WHAT YOU SHOULD DO:
Which lines in the records below contain the word "that"? Copy each one out.

RECORDS FOR PROCESSING:
## BEGIN
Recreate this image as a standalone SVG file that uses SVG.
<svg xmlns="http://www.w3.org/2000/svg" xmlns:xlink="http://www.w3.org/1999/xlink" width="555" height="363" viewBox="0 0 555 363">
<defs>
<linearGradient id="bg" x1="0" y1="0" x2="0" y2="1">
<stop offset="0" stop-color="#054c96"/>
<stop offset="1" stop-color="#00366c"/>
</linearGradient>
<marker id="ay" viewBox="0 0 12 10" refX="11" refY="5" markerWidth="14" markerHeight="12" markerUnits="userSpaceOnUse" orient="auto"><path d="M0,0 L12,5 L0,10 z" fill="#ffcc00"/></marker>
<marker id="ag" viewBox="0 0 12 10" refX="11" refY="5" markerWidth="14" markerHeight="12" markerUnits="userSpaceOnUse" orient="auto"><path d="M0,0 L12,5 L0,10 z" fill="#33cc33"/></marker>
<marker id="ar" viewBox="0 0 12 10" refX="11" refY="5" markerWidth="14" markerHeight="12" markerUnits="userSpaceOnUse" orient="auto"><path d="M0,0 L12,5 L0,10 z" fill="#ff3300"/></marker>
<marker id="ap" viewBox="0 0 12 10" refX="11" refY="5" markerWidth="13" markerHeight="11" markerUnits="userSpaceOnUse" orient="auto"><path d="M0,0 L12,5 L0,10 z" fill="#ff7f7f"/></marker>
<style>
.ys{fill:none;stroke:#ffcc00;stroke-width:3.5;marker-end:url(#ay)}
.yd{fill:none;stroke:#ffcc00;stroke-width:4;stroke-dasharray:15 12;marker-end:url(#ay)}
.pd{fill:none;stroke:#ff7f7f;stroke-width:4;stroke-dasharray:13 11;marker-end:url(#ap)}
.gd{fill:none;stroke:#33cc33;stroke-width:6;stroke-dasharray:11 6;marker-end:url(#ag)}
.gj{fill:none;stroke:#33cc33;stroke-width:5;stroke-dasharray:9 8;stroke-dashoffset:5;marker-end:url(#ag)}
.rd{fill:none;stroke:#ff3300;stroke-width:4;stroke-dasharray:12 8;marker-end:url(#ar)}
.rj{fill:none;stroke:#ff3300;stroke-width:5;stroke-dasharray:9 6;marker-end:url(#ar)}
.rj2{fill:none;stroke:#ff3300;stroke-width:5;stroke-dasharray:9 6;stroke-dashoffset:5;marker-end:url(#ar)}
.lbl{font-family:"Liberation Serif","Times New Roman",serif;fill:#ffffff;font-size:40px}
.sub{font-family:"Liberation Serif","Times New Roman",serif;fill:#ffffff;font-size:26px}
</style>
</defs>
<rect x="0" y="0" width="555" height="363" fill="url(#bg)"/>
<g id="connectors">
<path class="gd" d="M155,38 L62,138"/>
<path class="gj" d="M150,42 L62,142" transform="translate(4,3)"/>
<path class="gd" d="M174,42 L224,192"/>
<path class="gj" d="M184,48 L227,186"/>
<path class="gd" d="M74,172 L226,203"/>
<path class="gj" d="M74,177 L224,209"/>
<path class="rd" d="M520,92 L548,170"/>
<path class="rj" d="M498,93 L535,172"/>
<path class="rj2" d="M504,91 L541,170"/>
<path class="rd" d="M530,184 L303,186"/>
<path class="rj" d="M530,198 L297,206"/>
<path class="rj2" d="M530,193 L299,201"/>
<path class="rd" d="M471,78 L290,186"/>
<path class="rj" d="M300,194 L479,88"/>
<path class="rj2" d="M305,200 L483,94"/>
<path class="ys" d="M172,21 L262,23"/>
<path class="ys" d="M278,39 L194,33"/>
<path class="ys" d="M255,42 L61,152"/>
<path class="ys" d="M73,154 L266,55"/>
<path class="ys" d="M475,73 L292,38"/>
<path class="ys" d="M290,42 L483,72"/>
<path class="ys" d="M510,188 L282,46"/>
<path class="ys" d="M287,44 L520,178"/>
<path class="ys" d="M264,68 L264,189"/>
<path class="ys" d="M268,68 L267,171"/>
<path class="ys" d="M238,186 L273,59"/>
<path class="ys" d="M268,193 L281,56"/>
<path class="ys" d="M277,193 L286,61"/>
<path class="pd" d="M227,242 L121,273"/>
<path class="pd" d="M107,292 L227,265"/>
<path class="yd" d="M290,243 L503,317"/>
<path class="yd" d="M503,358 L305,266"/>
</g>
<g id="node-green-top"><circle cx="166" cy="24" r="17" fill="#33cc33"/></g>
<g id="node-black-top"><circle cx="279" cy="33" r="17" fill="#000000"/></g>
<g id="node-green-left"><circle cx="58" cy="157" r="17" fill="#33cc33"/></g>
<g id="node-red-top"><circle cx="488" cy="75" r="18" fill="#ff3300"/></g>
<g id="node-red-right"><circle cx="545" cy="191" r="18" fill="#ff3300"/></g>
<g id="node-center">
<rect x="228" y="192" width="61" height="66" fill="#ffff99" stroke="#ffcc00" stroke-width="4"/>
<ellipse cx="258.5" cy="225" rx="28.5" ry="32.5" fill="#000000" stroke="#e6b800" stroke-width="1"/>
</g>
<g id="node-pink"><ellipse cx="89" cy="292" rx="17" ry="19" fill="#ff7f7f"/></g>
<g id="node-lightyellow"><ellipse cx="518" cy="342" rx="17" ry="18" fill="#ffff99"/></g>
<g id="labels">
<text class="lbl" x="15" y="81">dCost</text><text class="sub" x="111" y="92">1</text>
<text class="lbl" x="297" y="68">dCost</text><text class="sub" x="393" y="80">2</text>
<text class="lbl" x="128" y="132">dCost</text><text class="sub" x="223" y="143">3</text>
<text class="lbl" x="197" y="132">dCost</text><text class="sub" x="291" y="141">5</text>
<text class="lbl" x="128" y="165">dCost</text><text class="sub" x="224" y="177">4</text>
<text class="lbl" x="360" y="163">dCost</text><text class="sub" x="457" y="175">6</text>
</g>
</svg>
## END
## BEGIN
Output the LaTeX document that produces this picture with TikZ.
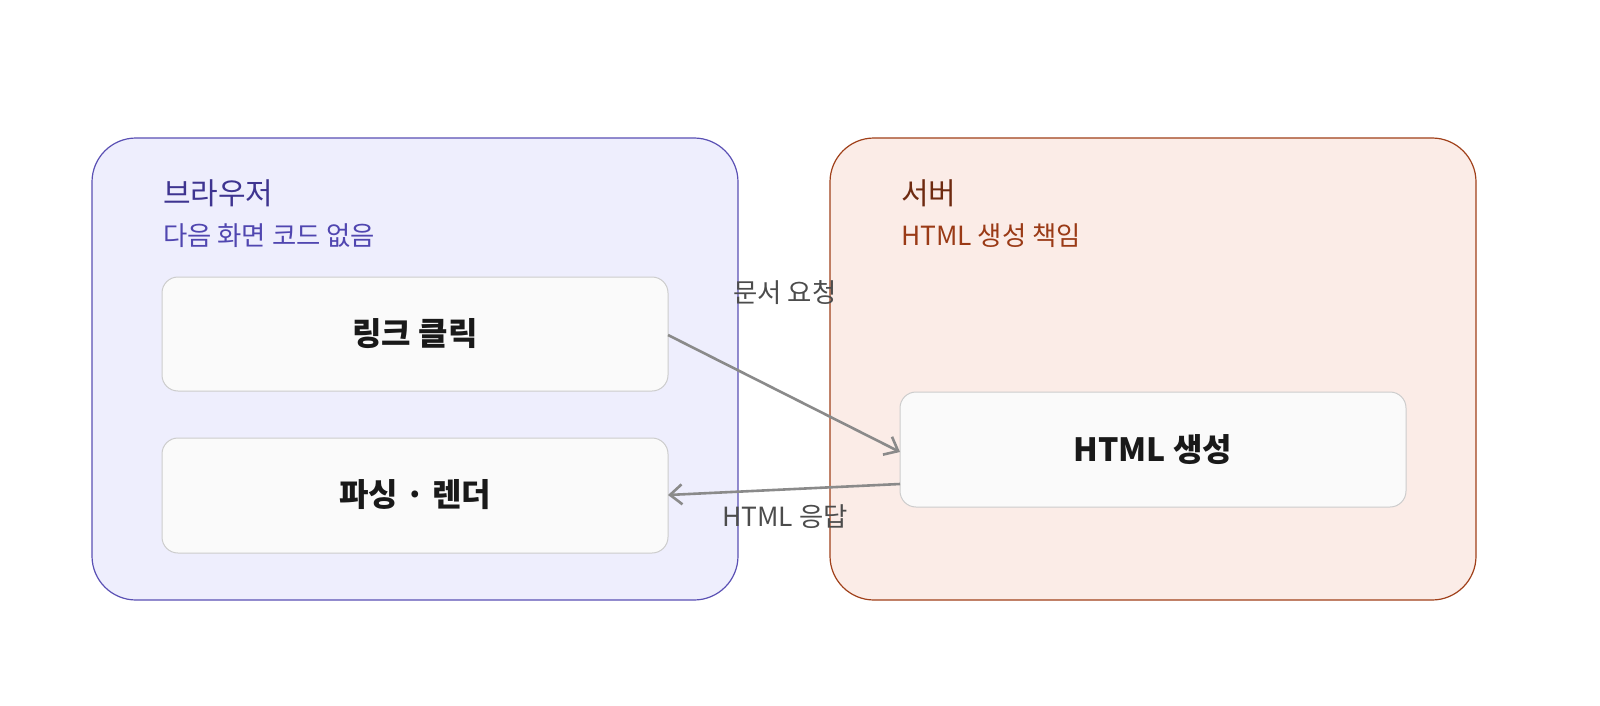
## END
RESULT FOR THIS TASK:
Recreate this image as a standalone SVG file that uses SVG.
Output the LaTeX document that produces this picture with TikZ.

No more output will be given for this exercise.